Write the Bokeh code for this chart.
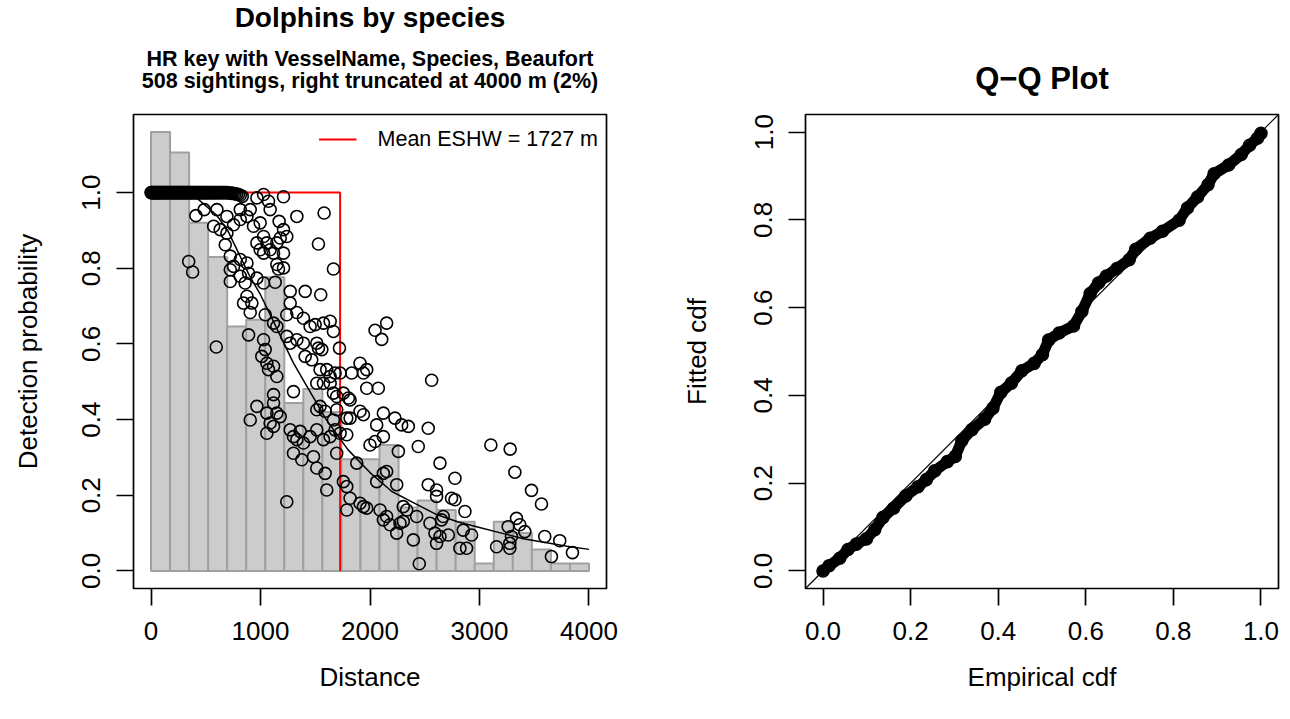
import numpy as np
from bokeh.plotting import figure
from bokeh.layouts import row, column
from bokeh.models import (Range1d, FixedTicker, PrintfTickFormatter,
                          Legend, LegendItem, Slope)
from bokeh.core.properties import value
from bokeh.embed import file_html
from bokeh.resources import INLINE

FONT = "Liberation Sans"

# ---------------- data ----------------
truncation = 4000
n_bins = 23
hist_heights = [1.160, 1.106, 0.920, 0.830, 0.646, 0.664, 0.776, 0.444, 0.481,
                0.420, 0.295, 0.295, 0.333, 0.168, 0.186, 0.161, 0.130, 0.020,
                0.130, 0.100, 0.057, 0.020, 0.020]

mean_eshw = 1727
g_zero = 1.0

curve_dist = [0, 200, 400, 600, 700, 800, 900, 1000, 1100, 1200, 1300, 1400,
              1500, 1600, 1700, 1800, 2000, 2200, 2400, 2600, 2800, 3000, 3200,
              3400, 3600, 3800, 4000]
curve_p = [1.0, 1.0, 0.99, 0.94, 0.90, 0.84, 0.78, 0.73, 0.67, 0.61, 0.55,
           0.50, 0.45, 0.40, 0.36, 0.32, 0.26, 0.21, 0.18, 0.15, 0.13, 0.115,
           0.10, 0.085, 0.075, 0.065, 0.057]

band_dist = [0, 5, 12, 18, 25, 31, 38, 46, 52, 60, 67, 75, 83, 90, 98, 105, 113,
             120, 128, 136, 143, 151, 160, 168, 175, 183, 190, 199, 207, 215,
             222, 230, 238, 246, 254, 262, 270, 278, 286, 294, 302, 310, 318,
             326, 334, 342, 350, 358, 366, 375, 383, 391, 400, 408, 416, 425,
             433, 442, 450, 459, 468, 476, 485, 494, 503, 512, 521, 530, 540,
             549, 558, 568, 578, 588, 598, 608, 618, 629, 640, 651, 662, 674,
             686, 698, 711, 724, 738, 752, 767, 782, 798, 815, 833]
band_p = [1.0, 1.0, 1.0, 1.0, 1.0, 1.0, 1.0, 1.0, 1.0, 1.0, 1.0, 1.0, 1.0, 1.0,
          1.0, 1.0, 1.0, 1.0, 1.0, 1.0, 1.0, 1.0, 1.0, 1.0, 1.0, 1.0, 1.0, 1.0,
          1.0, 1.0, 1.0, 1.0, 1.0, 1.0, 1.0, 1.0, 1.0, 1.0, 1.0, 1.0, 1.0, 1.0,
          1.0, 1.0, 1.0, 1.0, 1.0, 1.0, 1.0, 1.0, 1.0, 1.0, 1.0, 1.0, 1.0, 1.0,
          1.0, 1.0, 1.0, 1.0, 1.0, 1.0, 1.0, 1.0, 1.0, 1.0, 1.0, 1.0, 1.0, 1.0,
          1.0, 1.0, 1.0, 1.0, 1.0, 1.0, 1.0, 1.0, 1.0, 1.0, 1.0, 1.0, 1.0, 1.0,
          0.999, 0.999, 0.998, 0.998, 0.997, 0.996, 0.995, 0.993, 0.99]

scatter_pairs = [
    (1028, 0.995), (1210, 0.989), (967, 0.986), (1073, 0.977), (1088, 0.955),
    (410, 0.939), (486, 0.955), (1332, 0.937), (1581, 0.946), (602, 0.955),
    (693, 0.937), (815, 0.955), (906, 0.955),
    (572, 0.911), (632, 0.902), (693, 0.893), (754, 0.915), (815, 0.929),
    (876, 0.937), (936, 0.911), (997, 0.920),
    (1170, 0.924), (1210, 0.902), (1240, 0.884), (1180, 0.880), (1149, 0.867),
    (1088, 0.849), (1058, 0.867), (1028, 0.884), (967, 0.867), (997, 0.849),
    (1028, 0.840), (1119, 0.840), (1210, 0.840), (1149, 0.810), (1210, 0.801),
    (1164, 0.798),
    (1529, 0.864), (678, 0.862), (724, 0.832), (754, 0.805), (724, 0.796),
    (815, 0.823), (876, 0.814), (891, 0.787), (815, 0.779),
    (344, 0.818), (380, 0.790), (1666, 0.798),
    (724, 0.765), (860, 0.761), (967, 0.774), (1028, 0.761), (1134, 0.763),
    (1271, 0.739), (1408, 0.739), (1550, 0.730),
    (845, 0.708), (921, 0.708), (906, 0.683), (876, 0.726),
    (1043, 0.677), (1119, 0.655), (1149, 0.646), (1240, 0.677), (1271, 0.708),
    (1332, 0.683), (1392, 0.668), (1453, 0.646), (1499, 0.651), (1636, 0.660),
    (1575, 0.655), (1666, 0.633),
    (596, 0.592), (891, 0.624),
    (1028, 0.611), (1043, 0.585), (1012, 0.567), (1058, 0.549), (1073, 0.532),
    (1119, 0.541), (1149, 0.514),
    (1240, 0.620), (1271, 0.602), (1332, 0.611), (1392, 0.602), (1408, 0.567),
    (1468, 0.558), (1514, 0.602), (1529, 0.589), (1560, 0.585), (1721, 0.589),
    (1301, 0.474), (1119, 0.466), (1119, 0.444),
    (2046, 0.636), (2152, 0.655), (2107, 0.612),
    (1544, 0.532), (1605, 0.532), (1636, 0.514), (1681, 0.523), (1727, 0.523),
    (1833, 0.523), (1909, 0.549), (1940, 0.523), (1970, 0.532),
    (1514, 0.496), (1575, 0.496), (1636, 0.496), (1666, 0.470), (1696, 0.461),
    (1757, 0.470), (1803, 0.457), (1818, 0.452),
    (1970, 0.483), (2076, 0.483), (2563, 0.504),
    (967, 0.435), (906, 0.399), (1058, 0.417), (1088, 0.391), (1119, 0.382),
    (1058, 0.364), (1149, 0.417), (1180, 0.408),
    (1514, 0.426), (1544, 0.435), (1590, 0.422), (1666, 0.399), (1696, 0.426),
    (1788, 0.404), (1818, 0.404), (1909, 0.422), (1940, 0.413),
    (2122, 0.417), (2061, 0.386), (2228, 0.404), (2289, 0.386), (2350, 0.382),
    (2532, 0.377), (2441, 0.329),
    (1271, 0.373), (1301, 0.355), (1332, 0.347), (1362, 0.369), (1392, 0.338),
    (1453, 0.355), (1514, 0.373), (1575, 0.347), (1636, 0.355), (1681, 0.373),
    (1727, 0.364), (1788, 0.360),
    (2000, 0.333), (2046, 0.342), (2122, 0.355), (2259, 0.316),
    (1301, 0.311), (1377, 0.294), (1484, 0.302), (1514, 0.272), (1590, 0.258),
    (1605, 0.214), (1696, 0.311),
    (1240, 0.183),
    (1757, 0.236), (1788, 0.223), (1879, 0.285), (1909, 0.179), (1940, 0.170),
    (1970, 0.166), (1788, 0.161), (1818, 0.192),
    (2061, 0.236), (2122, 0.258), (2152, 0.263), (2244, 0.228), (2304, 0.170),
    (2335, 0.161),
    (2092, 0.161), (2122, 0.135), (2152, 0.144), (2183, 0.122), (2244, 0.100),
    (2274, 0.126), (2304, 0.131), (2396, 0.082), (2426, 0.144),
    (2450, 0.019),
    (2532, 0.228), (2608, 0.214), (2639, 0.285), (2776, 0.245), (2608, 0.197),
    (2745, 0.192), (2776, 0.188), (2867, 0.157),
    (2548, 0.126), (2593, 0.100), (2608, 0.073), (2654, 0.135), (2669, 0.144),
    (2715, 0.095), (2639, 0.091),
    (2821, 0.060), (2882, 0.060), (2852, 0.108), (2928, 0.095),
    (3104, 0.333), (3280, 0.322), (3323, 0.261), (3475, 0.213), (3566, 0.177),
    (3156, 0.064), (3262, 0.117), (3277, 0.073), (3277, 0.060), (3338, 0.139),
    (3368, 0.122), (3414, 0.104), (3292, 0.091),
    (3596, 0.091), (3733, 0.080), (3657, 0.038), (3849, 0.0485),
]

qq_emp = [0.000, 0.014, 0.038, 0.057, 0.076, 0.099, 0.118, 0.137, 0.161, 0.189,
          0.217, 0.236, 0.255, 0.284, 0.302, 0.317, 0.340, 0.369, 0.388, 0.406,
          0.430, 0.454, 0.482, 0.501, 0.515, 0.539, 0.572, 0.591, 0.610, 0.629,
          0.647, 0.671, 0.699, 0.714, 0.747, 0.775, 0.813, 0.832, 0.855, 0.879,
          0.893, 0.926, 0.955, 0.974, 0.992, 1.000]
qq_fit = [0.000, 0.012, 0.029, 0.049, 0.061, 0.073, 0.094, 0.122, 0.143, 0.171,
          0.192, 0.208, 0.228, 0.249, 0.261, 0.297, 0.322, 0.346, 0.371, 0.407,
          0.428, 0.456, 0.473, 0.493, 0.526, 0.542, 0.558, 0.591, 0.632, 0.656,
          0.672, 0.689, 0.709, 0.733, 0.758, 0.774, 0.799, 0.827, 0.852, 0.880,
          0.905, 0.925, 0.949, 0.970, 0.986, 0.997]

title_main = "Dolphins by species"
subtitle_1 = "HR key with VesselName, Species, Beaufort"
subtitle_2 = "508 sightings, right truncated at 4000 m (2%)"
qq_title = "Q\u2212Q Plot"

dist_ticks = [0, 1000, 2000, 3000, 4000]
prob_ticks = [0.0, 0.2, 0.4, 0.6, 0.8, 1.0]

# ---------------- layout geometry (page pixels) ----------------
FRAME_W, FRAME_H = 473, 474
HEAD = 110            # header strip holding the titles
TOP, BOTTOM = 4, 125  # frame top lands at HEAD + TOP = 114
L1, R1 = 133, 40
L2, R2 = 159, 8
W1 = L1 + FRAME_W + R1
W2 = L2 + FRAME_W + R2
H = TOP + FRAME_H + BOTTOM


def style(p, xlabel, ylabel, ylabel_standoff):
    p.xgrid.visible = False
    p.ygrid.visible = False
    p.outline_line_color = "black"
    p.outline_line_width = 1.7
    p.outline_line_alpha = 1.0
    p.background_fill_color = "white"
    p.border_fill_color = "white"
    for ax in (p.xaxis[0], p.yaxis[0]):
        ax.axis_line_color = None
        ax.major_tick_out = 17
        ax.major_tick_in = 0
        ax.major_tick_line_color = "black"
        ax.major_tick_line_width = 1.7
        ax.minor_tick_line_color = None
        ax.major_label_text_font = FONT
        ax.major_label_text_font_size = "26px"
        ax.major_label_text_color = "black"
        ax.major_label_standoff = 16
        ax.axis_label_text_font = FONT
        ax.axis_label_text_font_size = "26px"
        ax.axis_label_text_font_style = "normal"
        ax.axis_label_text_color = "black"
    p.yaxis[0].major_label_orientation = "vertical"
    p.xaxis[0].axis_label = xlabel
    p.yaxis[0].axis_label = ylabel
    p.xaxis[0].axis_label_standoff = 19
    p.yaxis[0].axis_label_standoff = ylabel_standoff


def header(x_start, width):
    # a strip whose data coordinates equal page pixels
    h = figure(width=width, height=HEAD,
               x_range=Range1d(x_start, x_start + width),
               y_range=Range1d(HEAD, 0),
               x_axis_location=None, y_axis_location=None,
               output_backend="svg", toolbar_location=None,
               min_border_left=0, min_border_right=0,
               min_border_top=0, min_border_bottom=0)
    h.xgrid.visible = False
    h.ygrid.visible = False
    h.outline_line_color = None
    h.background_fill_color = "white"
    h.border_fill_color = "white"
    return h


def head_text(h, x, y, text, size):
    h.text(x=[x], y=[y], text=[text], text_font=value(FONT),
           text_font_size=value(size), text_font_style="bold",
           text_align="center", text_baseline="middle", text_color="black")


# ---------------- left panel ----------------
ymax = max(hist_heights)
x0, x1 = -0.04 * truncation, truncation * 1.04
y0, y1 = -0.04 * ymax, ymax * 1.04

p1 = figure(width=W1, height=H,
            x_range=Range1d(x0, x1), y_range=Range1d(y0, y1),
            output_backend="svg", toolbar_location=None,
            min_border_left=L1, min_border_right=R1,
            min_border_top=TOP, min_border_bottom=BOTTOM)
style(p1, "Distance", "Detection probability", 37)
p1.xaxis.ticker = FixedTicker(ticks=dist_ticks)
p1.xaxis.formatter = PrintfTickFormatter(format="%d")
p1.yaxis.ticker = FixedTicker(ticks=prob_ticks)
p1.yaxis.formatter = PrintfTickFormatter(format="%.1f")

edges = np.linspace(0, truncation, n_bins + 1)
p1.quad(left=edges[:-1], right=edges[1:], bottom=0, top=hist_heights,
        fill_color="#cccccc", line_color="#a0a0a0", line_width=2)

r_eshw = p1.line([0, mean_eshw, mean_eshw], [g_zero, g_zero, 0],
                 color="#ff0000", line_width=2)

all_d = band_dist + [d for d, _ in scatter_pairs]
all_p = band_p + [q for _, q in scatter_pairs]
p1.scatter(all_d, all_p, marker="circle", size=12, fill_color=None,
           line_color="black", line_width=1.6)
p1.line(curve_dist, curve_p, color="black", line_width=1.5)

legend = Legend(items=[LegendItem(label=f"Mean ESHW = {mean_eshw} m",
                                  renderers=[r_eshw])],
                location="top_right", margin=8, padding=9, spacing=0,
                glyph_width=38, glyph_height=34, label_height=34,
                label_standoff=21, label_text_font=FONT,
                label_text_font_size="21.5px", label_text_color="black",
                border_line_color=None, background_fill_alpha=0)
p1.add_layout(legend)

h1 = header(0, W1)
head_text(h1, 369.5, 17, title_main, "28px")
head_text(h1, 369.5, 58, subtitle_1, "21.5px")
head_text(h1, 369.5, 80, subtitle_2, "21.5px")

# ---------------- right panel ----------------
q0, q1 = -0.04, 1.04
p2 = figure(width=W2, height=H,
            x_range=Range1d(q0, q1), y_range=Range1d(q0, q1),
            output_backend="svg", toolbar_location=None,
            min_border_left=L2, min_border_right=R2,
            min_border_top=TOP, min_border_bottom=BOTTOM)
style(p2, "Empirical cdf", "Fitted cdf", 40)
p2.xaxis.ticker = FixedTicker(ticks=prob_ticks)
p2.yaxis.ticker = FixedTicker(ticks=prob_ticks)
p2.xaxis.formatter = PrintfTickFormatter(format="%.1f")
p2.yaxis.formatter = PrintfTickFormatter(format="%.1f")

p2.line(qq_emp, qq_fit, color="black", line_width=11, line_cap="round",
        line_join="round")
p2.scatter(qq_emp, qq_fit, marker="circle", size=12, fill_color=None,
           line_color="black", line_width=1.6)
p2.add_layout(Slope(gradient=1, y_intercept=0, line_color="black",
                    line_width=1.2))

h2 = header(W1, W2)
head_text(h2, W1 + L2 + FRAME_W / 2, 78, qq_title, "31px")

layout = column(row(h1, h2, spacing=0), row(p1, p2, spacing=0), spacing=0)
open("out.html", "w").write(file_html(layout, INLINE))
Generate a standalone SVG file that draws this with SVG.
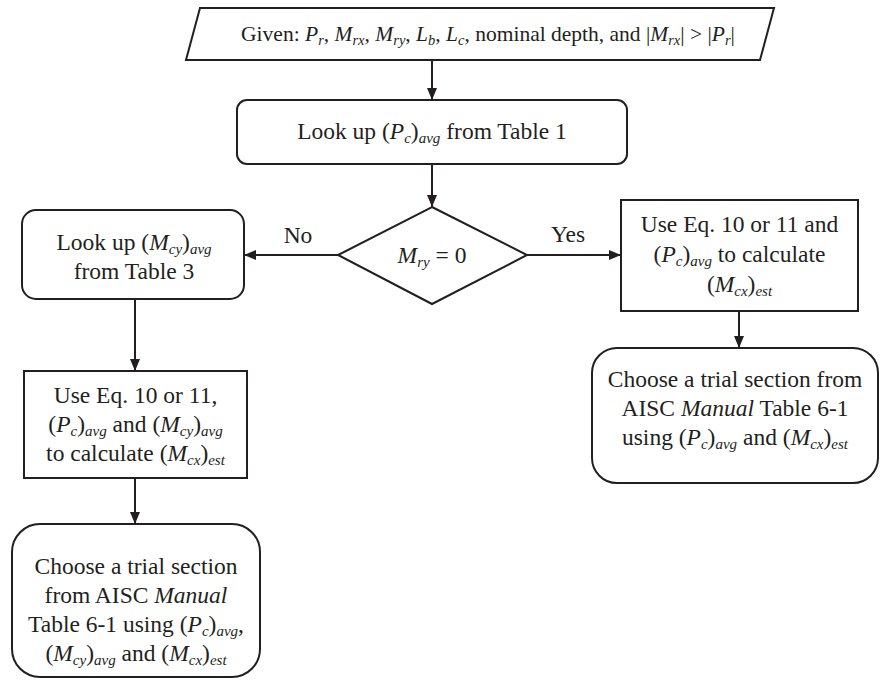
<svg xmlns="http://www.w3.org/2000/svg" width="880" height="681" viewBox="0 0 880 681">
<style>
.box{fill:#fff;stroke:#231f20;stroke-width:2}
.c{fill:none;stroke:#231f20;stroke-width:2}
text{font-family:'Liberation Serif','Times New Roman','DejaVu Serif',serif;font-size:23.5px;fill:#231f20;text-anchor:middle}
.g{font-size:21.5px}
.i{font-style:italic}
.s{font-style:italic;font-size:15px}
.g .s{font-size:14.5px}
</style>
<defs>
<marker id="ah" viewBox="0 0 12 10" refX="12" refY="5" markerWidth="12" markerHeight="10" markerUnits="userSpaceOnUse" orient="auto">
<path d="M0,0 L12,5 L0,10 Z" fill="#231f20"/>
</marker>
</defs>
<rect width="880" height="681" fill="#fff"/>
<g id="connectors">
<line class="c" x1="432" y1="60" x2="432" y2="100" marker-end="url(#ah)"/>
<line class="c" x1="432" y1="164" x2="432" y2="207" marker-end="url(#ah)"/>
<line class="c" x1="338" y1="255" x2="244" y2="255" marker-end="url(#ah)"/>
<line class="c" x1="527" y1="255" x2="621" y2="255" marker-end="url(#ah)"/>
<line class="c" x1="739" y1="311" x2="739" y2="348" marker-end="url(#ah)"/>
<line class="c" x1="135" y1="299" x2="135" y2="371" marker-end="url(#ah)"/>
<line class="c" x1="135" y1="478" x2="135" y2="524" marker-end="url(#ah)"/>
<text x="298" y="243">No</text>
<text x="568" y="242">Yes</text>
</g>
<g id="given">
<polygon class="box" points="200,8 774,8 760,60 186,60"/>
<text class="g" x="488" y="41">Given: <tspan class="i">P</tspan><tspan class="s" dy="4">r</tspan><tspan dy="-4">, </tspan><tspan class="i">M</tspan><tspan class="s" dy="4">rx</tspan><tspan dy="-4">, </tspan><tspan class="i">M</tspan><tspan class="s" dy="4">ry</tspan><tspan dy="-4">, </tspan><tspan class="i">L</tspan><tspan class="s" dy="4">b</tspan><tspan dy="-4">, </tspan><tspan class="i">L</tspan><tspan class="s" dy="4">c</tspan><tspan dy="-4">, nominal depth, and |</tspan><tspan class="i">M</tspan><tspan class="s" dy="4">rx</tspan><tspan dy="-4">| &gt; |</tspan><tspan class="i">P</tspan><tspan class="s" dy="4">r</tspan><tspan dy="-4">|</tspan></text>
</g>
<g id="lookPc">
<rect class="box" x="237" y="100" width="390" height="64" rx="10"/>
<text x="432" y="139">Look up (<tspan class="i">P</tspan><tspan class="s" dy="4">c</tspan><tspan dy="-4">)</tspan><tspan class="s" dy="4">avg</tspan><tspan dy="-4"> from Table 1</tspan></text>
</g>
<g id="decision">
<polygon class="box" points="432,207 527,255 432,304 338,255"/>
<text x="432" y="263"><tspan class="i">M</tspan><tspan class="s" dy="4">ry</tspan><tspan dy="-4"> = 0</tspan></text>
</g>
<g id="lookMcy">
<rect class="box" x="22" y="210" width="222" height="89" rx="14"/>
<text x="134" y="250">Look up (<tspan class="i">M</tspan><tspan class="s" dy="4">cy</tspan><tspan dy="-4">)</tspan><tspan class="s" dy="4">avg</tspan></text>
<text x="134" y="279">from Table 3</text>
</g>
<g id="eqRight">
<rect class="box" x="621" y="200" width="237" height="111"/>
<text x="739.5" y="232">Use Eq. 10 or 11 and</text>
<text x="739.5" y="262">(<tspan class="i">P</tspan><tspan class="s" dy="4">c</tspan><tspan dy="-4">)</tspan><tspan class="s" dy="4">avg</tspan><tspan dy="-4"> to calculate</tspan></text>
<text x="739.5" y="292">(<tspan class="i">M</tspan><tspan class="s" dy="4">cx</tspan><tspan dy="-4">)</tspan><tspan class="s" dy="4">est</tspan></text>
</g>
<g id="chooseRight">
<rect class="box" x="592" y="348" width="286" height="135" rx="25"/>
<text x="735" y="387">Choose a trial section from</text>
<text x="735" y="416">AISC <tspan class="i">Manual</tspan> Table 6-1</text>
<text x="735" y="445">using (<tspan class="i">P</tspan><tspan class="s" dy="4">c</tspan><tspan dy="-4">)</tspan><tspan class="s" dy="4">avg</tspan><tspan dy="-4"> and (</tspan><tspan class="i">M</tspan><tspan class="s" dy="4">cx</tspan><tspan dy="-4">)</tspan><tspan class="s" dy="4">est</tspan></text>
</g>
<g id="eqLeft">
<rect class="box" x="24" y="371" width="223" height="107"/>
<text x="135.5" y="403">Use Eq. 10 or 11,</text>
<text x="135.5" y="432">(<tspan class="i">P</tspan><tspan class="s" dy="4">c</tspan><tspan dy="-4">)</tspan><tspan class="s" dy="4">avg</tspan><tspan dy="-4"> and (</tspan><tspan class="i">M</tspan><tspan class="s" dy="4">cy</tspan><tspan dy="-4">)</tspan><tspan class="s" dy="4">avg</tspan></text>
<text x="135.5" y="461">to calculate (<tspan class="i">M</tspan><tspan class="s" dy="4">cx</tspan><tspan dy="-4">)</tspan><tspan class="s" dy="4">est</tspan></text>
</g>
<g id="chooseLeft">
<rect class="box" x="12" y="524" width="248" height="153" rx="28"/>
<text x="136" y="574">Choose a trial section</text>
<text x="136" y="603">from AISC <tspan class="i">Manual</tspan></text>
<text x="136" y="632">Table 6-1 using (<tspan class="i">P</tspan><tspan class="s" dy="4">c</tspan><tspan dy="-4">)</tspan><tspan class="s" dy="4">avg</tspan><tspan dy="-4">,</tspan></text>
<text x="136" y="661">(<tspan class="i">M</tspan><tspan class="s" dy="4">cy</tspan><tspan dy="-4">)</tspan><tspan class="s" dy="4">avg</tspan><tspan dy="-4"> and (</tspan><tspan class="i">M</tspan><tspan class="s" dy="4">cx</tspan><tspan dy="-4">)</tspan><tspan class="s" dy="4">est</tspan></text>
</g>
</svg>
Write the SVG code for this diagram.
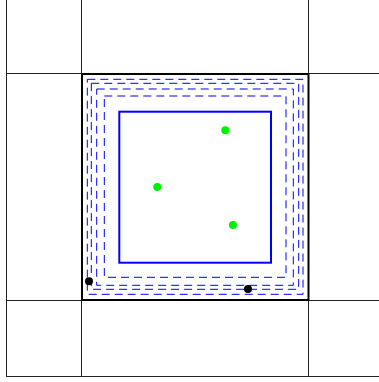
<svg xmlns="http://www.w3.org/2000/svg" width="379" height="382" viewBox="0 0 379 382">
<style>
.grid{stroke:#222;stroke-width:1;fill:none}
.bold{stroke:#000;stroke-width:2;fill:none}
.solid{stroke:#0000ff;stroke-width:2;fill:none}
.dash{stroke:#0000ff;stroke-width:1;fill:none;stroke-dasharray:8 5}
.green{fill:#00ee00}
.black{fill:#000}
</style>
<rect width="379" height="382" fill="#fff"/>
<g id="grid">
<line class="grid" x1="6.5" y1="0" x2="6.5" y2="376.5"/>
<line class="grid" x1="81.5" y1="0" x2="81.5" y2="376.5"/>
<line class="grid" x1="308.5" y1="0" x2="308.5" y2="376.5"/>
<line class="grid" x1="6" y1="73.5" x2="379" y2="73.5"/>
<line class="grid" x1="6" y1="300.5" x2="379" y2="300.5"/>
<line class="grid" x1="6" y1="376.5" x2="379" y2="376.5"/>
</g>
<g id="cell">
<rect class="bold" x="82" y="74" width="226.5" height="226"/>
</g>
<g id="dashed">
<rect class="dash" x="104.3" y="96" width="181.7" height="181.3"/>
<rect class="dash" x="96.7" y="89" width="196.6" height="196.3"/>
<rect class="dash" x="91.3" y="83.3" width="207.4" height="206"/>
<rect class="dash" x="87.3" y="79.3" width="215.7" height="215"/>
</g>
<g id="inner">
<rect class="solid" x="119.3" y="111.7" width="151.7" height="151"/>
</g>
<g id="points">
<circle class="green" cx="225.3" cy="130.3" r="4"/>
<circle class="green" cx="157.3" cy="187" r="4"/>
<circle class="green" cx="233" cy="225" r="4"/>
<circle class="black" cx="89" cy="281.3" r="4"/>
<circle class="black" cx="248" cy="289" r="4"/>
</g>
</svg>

====

→ What you are asked to do: Extract every line above that contains the word "code".

→ Final answer:
Write the Bokeh code for this chart.
Write the SVG code for this diagram.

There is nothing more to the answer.